Dissecting FLOPs along input dimensions for GreenAI cost estimations
This work provides a more accurate cost estimation method for GreenAI practitioners, though it is incremental as it refines an existing metric rather than introducing a new paradigm.
The authors tackled the problem that FLOPs do not correlate well with energy consumption on parallel hardware like GPUs, proposing a refined formula called α-FLOPs for convolutional layers to better estimate computational costs. This correction addresses discrepancies across layers and aligns more closely with real-world performance.
The term GreenAI refers to a novel approach to Deep Learning, that is more aware of the ecological impact and the computational efficiency of its methods.

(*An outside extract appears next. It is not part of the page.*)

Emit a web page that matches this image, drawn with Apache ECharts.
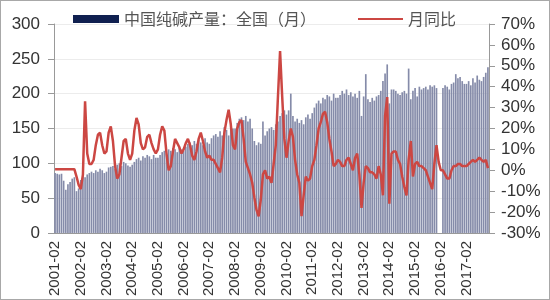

The promoters of GreenAI suggested the use of Floating Point Operations (FLOPs) as a measure of the computational cost of Neural Networks; however, that measure does not correlate well with the energy consumption of hardware equipped with massively parallel processing units like GPUs or TPUs. In this article, we propose a simple refinement of the formula used to compute floating point operations for convolutional layers, called α-FLOPs, explaining and correcting the traditional discrepancy with respect to different layers, and closer to reality. The notion of α-FLOPs relies on the crucial insight that, in case of inputs with multiple dimensions, there is no reason to believe that the speedup offered by parallelism will be uniform along all different axes.